▶ _DATA EXCERPT_:
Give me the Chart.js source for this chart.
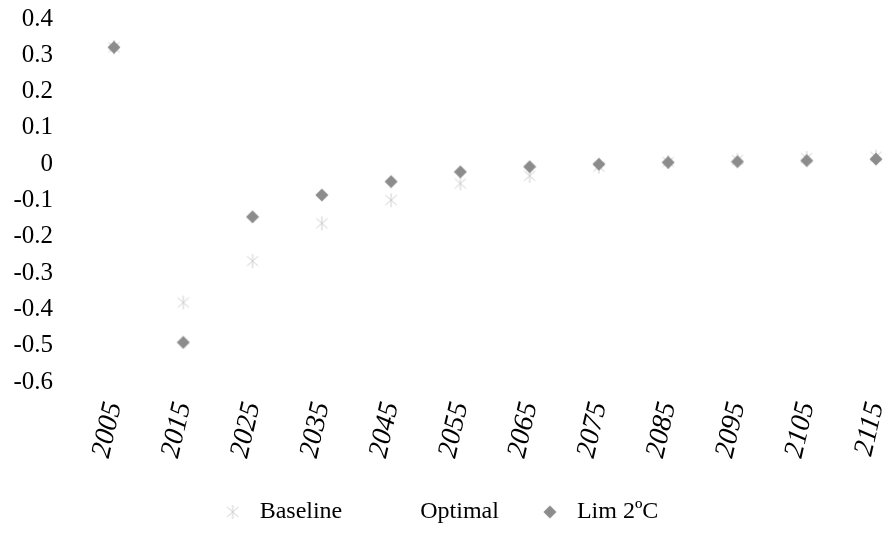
<!DOCTYPE html>
<html><head><meta charset="utf-8">
<script src="https://cdn.jsdelivr.net/npm/chart.js@4/dist/chart.umd.min.js"></script>
<style>html,body{margin:0;padding:0;background:#fff}#wrap{width:886px;height:541px}</style>
</head><body><div id="wrap"><canvas id="c" width="886" height="541"></canvas></div>
<script>
const years = ['2005','2015','2025','2035','2045','2055','2065','2075','2085','2095','2105','2115'];
const baseline = [0.322, -0.381, -0.267, -0.163, -0.099, -0.053, -0.032, -0.007, 0.006, 0.012, 0.017, 0.021];
const optimal = [null, null, null, null, null, null, null, null, null, null, null, null];
const lim2C = [0.322, -0.491, -0.145, -0.085, -0.048, -0.021, -0.007, 0.000, 0.005, 0.007, 0.010, 0.014];
const yTicks = [-0.6, -0.5, -0.4, -0.3, -0.2, -0.1, 0, 0.1, 0.2, 0.3, 0.4];

const FONT = 'Liberation Serif';
const FS = 24;

function makeStar() {
  const s = 16, c = document.createElement('canvas');
  c.width = s; c.height = s;
  const g = c.getContext('2d');
  g.strokeStyle = '#cfcfcf'; g.lineWidth = 1;
  const m = s / 2, r = 7;
  g.beginPath();
  g.moveTo(m, m - r); g.lineTo(m, m + r);
  g.moveTo(m - r * 0.8, m - r * 0.7); g.lineTo(m + r * 0.8, m + r * 0.7);
  g.moveTo(m + r * 0.8, m - r * 0.7); g.lineTo(m - r * 0.8, m + r * 0.7);
  g.stroke();
  return c;
}
function makeDiamond() {
  const s = 14, c = document.createElement('canvas');
  c.width = s; c.height = s;
  const g = c.getContext('2d');
  g.fillStyle = '#8c8c8c';
  const m = s / 2, r = 6.5;
  g.beginPath();
  g.moveTo(m, m - r); g.lineTo(m + r, m); g.lineTo(m, m + r); g.lineTo(m - r, m);
  g.closePath(); g.fill();
  return c;
}
const star = makeStar();
const diamond = makeDiamond();

new Chart(document.getElementById('c'), {
  type: 'line',
  data: {
    labels: years,
    datasets: [
      { label: 'Baseline', data: baseline, showLine: false, pointStyle: star, pointRadius: 7, order: 2, clip: false,
        borderColor: '#cfcfcf', backgroundColor: '#cfcfcf' },
      { label: 'Optimal', data: optimal, showLine: false, pointStyle: 'circle', pointRadius: 0, order: 1, clip: false,
        borderColor: 'rgba(0,0,0,0)', backgroundColor: 'rgba(0,0,0,0)' },
      { label: 'Lim 2ºC', data: lim2C, showLine: false, pointStyle: diamond, pointRadius: 7, order: 0, clip: false,
        borderColor: '#8c8c8c', backgroundColor: '#8c8c8c' }
    ]
  },
  options: {
    responsive: false,
    animation: false,
    devicePixelRatio: 1,
    layout: { padding: { top: 19, right: 10, bottom: 7, left: 0 } },
    plugins: {
      tooltip: { enabled: false },
      legend: {
        position: 'bottom',
        labels: {
          usePointStyle: true,
          pointStyleWidth: 30,
          boxHeight: 9,
          padding: 36,
          color: '#000',
          font: { family: FONT, size: FS },
          sort: (a, b) => a.datasetIndex - b.datasetIndex
        }
      }
    },
    scales: {
      x: {
        offset: false,
        grid: { display: false, drawTicks: false },
        border: { display: false },
        ticks: { color: '#000', font: { family: FONT, size: 28, style: 'italic' }, minRotation: 77, maxRotation: 77, padding: 17, autoSkip: false },
        afterFit: (a) => { a.height = 82; a.paddingLeft = 0; a.paddingRight = 0; }
      },
      y: {
        min: -0.6, max: 0.4,
        grid: { display: false, drawTicks: false },
        border: { display: false },
        afterBuildTicks: (a) => { a.ticks = yTicks.map(v => ({ value: v })); },
        ticks: { color: '#000', font: { family: FONT, size: 25 }, padding: 61, callback: (v) => String(Math.round(v * 10) / 10) },
        afterFit: (a) => { a.width = 114; a.paddingTop = 0; a.paddingBottom = 0; }
      }
    }
  }
});
</script>
</body></html>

▶ _REQUIRED TASK_: Leave out the pictures and copy the rest of the material above exactly.

▶ _EXPECTED ANSWER_:
Give me the Chart.js source for this chart.
<!DOCTYPE html>
<html><head><meta charset="utf-8">
<script src="https://cdn.jsdelivr.net/npm/chart.js@4/dist/chart.umd.min.js"></script>
<style>html,body{margin:0;padding:0;background:#fff}#wrap{width:886px;height:541px}</style>
</head><body><div id="wrap"><canvas id="c" width="886" height="541"></canvas></div>
<script>
const years = ['2005','2015','2025','2035','2045','2055','2065','2075','2085','2095','2105','2115'];
const baseline = [0.322, -0.381, -0.267, -0.163, -0.099, -0.053, -0.032, -0.007, 0.006, 0.012, 0.017, 0.021];
const optimal = [null, null, null, null, null, null, null, null, null, null, null, null];
const lim2C = [0.322, -0.491, -0.145, -0.085, -0.048, -0.021, -0.007, 0.000, 0.005, 0.007, 0.010, 0.014];
const yTicks = [-0.6, -0.5, -0.4, -0.3, -0.2, -0.1, 0, 0.1, 0.2, 0.3, 0.4];

const FONT = 'Liberation Serif';
const FS = 24;

function makeStar() {
  const s = 16, c = document.createElement('canvas');
  c.width = s; c.height = s;
  const g = c.getContext('2d');
  g.strokeStyle = '#cfcfcf'; g.lineWidth = 1;
  const m = s / 2, r = 7;
  g.beginPath();
  g.moveTo(m, m - r); g.lineTo(m, m + r);
  g.moveTo(m - r * 0.8, m - r * 0.7); g.lineTo(m + r * 0.8, m + r * 0.7);
  g.moveTo(m + r * 0.8, m - r * 0.7); g.lineTo(m - r * 0.8, m + r * 0.7);
  g.stroke();
  return c;
}
function makeDiamond() {
  const s = 14, c = document.createElement('canvas');
  c.width = s; c.height = s;
  const g = c.getContext('2d');
  g.fillStyle = '#8c8c8c';
  const m = s / 2, r = 6.5;
  g.beginPath();
  g.moveTo(m, m - r); g.lineTo(m + r, m); g.lineTo(m, m + r); g.lineTo(m - r, m);
  g.closePath(); g.fill();
  return c;
}
const star = makeStar();
const diamond = makeDiamond();

new Chart(document.getElementById('c'), {
  type: 'line',
  data: {
    labels: years,
    datasets: [
      { label: 'Baseline', data: baseline, showLine: false, pointStyle: star, pointRadius: 7, order: 2, clip: false,
        borderColor: '#cfcfcf', backgroundColor: '#cfcfcf' },
      { label: 'Optimal', data: optimal, showLine: false, pointStyle: 'circle', pointRadius: 0, order: 1, clip: false,
        borderColor: 'rgba(0,0,0,0)', backgroundColor: 'rgba(0,0,0,0)' },
      { label: 'Lim 2ºC', data: lim2C, showLine: false, pointStyle: diamond, pointRadius: 7, order: 0, clip: false,
        borderColor: '#8c8c8c', backgroundColor: '#8c8c8c' }
    ]
  },
  options: {
    responsive: false,
    animation: false,
    devicePixelRatio: 1,
    layout: { padding: { top: 19, right: 10, bottom: 7, left: 0 } },
    plugins: {
      tooltip: { enabled: false },
      legend: {
        position: 'bottom',
        labels: {
          usePointStyle: true,
          pointStyleWidth: 30,
          boxHeight: 9,
          padding: 36,
          color: '#000',
          font: { family: FONT, size: FS },
          sort: (a, b) => a.datasetIndex - b.datasetIndex
        }
      }
    },
    scales: {
      x: {
        offset: false,
        grid: { display: false, drawTicks: false },
        border: { display: false },
        ticks: { color: '#000', font: { family: FONT, size: 28, style: 'italic' }, minRotation: 77, maxRotation: 77, padding: 17, autoSkip: false },
        afterFit: (a) => { a.height = 82; a.paddingLeft = 0; a.paddingRight = 0; }
      },
      y: {
        min: -0.6, max: 0.4,
        grid: { display: false, drawTicks: false },
        border: { display: false },
        afterBuildTicks: (a) => { a.ticks = yTicks.map(v => ({ value: v })); },
        ticks: { color: '#000', font: { family: FONT, size: 25 }, padding: 61, callback: (v) => String(Math.round(v * 10) / 10) },
        afterFit: (a) => { a.width = 114; a.paddingTop = 0; a.paddingBottom = 0; }
      }
    }
  }
});
</script>
</body></html>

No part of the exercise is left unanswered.